▸ **Data for the task**:
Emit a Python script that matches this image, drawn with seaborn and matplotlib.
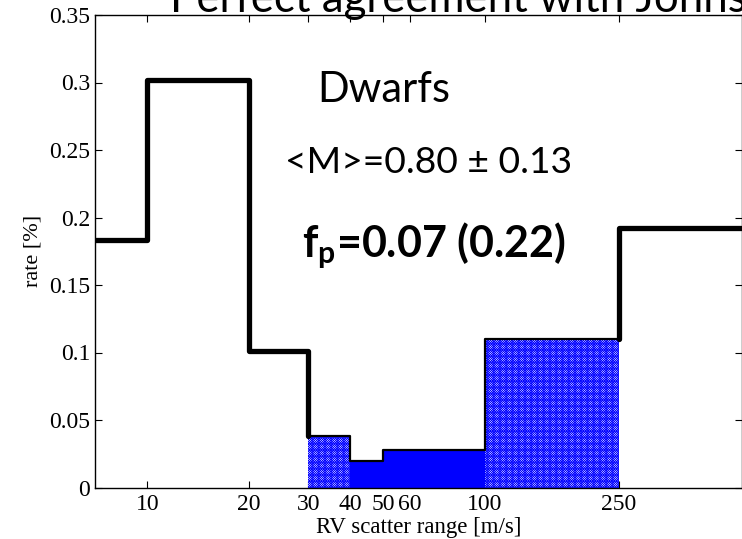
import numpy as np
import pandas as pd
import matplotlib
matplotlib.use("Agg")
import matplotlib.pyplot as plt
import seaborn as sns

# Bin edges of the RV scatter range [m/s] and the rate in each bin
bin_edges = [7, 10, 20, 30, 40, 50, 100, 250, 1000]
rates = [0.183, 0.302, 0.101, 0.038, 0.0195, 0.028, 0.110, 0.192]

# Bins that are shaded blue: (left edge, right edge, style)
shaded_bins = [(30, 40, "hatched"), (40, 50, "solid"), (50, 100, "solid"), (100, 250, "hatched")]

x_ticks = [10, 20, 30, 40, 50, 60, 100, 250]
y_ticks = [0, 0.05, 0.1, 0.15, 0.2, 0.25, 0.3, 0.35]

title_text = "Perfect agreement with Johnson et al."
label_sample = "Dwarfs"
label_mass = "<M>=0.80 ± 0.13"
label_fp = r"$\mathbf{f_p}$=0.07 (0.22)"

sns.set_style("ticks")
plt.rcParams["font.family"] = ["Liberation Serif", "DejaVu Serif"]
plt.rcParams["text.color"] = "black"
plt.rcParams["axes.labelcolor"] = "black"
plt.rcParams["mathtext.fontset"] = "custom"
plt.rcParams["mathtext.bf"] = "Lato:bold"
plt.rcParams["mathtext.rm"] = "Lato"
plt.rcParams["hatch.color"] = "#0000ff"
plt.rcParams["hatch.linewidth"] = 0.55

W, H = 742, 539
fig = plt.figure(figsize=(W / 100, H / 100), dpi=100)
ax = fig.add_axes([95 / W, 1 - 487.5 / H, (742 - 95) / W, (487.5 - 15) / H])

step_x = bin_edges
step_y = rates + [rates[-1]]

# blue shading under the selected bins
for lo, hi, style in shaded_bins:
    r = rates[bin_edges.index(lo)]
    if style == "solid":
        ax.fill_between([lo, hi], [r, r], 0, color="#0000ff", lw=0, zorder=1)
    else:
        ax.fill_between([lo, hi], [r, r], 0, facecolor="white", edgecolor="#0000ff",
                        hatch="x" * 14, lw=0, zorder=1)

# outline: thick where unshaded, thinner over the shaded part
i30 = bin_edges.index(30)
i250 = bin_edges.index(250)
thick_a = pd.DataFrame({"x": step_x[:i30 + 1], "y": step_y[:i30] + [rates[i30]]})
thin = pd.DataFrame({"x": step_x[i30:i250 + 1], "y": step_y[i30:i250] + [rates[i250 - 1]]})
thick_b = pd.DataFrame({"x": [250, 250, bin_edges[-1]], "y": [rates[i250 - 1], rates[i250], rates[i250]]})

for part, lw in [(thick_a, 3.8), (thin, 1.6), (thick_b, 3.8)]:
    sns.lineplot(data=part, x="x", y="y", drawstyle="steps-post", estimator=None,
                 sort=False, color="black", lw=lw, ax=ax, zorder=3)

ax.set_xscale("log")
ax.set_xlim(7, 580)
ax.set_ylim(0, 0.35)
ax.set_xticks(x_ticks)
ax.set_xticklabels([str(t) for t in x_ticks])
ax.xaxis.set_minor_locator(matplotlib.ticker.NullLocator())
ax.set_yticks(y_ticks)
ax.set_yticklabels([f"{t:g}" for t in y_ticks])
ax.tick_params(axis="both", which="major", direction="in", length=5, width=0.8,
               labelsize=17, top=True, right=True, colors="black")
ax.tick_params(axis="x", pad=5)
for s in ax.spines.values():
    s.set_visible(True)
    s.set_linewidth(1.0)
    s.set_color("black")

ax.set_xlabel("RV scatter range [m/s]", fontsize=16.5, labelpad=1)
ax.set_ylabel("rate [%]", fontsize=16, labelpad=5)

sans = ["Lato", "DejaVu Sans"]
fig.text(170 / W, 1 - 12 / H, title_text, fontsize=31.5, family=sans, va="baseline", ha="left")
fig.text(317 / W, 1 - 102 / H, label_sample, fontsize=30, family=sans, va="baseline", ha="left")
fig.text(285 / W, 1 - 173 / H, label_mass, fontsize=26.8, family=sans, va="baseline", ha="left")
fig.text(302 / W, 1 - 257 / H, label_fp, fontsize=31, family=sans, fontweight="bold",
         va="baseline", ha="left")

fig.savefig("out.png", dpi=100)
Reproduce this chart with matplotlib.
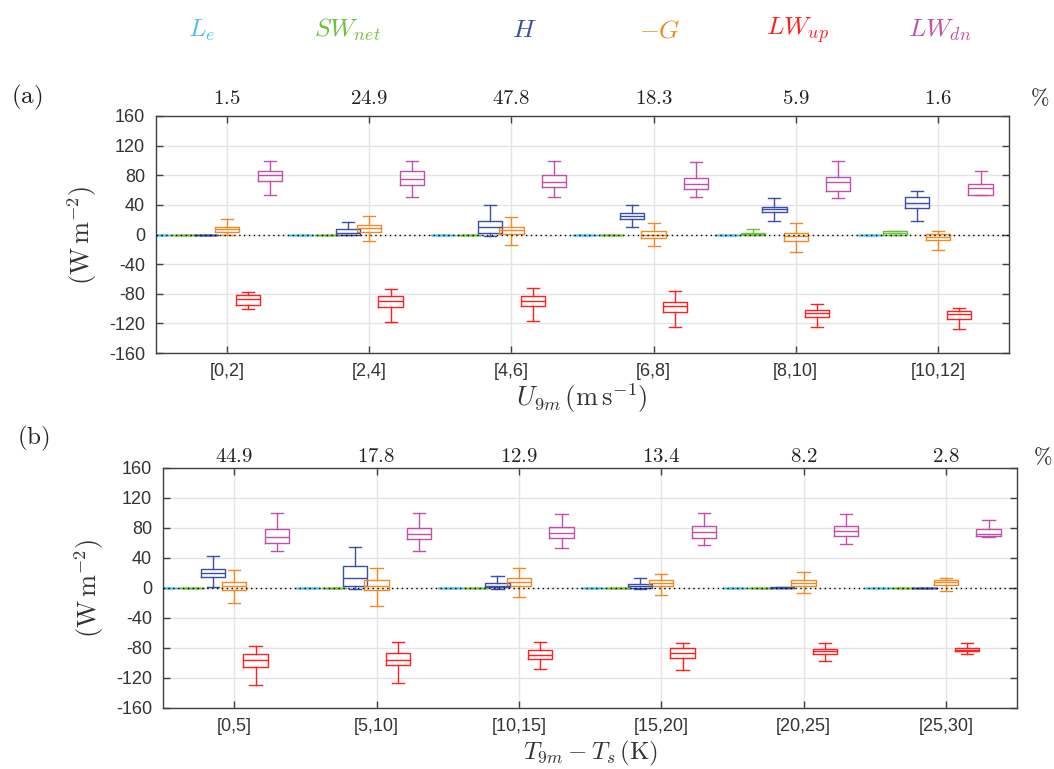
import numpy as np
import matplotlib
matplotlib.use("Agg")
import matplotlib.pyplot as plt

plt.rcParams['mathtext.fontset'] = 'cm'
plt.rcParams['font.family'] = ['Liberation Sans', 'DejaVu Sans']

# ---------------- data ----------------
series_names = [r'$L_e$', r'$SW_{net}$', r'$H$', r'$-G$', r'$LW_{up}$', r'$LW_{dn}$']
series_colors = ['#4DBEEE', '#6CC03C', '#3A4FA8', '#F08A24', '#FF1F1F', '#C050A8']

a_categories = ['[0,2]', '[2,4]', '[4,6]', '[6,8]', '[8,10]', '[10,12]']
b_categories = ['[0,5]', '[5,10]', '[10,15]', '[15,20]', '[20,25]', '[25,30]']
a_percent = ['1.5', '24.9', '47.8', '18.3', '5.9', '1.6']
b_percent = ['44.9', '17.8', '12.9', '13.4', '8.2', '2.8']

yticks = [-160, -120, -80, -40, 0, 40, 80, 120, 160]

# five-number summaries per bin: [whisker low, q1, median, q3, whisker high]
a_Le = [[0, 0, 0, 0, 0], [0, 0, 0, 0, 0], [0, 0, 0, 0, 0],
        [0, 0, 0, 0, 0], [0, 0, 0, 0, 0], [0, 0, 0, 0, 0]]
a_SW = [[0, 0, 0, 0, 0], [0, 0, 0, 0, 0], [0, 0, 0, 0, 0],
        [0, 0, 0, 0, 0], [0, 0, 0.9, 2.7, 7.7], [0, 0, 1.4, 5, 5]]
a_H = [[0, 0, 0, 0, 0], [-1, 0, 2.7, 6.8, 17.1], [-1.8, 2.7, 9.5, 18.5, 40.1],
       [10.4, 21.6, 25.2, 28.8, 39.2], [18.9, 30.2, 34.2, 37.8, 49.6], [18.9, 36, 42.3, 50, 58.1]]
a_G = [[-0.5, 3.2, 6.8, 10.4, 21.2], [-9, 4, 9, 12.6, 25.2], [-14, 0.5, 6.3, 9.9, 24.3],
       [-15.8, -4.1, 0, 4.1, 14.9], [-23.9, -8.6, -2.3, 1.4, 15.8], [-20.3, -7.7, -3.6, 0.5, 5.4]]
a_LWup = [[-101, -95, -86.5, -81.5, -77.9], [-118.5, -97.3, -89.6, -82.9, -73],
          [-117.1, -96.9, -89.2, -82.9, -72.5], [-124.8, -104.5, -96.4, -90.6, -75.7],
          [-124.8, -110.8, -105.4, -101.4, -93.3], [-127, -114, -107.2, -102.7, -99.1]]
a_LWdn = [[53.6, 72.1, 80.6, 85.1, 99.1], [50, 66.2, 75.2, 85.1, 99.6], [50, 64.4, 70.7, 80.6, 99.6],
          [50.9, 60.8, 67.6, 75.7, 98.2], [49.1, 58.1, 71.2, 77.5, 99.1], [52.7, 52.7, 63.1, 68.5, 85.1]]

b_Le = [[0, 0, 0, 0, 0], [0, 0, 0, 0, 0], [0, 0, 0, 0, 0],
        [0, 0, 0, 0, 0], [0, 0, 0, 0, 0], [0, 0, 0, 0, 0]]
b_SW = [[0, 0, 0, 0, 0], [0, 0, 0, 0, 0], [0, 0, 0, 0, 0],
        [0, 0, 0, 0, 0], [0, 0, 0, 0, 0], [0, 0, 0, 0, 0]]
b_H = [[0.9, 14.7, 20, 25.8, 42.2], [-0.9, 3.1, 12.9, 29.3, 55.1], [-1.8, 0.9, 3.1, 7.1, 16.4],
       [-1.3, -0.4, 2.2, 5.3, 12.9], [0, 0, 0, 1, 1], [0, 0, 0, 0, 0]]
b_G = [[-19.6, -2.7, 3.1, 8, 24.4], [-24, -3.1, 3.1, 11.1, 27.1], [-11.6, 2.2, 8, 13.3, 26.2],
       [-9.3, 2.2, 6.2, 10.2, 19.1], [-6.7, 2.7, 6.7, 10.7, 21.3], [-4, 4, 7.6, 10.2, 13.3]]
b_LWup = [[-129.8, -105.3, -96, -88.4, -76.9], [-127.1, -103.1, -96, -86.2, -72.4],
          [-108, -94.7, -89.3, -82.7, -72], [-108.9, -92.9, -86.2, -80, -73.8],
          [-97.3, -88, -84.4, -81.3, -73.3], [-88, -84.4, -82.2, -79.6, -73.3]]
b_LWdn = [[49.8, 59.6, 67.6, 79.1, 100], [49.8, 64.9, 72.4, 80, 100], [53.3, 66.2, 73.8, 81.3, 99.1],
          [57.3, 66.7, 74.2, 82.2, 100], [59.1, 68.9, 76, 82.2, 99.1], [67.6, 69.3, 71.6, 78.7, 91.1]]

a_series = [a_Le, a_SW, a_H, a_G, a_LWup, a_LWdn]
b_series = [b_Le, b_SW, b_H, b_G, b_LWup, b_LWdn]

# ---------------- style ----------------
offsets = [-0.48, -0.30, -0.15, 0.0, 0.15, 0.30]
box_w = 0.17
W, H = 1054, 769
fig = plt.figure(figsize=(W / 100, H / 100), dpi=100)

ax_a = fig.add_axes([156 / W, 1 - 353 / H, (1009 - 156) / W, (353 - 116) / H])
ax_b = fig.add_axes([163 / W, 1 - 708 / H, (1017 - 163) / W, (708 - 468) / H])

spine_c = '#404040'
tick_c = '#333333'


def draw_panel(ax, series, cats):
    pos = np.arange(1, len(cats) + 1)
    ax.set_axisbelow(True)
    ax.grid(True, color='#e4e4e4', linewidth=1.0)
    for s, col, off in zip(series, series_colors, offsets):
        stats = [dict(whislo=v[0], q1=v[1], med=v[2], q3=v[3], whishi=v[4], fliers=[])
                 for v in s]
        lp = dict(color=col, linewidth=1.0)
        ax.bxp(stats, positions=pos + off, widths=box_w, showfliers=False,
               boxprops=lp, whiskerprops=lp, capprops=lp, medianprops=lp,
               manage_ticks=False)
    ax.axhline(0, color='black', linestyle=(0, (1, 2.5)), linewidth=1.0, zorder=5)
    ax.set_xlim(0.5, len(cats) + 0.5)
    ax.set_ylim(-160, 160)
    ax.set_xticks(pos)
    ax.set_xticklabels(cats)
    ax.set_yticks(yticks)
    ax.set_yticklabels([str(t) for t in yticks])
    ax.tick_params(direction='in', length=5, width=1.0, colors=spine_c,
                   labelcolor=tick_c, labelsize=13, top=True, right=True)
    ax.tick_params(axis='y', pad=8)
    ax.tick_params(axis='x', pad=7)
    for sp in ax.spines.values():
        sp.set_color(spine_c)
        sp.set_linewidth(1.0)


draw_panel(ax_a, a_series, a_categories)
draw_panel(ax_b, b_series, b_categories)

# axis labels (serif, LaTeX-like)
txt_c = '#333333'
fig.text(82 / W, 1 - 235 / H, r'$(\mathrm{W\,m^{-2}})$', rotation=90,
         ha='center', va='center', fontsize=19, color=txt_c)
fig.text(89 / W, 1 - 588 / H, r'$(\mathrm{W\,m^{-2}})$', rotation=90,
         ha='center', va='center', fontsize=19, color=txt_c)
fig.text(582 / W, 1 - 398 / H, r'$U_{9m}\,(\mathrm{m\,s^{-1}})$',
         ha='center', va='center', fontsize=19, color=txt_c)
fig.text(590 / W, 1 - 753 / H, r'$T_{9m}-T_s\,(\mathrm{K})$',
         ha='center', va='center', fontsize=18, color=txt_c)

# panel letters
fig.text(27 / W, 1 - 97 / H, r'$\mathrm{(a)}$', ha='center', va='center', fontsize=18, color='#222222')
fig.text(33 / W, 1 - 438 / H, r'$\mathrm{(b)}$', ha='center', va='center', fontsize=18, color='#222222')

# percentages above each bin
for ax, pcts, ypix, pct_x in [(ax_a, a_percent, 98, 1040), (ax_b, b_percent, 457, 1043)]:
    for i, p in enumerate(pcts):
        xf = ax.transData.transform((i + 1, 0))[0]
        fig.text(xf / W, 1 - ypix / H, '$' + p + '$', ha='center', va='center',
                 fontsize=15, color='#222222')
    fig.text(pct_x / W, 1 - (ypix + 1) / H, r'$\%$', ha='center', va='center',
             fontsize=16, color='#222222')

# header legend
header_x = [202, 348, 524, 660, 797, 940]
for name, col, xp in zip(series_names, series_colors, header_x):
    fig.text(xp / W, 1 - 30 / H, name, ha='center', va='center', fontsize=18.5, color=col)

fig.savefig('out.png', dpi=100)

▸ **Goal of the exercise**: Take only the lines above from the one that has "Reproduce this chart with matplotlib." through the one that has "63.1, 68.5, 85.1]]" and reproduce them exactly, omitting any pictures.

▸ **Response**:
Reproduce this chart with matplotlib.
import numpy as np
import matplotlib
matplotlib.use("Agg")
import matplotlib.pyplot as plt

plt.rcParams['mathtext.fontset'] = 'cm'
plt.rcParams['font.family'] = ['Liberation Sans', 'DejaVu Sans']

# ---------------- data ----------------
series_names = [r'$L_e$', r'$SW_{net}$', r'$H$', r'$-G$', r'$LW_{up}$', r'$LW_{dn}$']
series_colors = ['#4DBEEE', '#6CC03C', '#3A4FA8', '#F08A24', '#FF1F1F', '#C050A8']

a_categories = ['[0,2]', '[2,4]', '[4,6]', '[6,8]', '[8,10]', '[10,12]']
b_categories = ['[0,5]', '[5,10]', '[10,15]', '[15,20]', '[20,25]', '[25,30]']
a_percent = ['1.5', '24.9', '47.8', '18.3', '5.9', '1.6']
b_percent = ['44.9', '17.8', '12.9', '13.4', '8.2', '2.8']

yticks = [-160, -120, -80, -40, 0, 40, 80, 120, 160]

# five-number summaries per bin: [whisker low, q1, median, q3, whisker high]
a_Le = [[0, 0, 0, 0, 0], [0, 0, 0, 0, 0], [0, 0, 0, 0, 0],
        [0, 0, 0, 0, 0], [0, 0, 0, 0, 0], [0, 0, 0, 0, 0]]
a_SW = [[0, 0, 0, 0, 0], [0, 0, 0, 0, 0], [0, 0, 0, 0, 0],
        [0, 0, 0, 0, 0], [0, 0, 0.9, 2.7, 7.7], [0, 0, 1.4, 5, 5]]
a_H = [[0, 0, 0, 0, 0], [-1, 0, 2.7, 6.8, 17.1], [-1.8, 2.7, 9.5, 18.5, 40.1],
       [10.4, 21.6, 25.2, 28.8, 39.2], [18.9, 30.2, 34.2, 37.8, 49.6], [18.9, 36, 42.3, 50, 58.1]]
a_G = [[-0.5, 3.2, 6.8, 10.4, 21.2], [-9, 4, 9, 12.6, 25.2], [-14, 0.5, 6.3, 9.9, 24.3],
       [-15.8, -4.1, 0, 4.1, 14.9], [-23.9, -8.6, -2.3, 1.4, 15.8], [-20.3, -7.7, -3.6, 0.5, 5.4]]
a_LWup = [[-101, -95, -86.5, -81.5, -77.9], [-118.5, -97.3, -89.6, -82.9, -73],
          [-117.1, -96.9, -89.2, -82.9, -72.5], [-124.8, -104.5, -96.4, -90.6, -75.7],
          [-124.8, -110.8, -105.4, -101.4, -93.3], [-127, -114, -107.2, -102.7, -99.1]]
a_LWdn = [[53.6, 72.1, 80.6, 85.1, 99.1], [50, 66.2, 75.2, 85.1, 99.6], [50, 64.4, 70.7, 80.6, 99.6],
          [50.9, 60.8, 67.6, 75.7, 98.2], [49.1, 58.1, 71.2, 77.5, 99.1], [52.7, 52.7, 63.1, 68.5, 85.1]]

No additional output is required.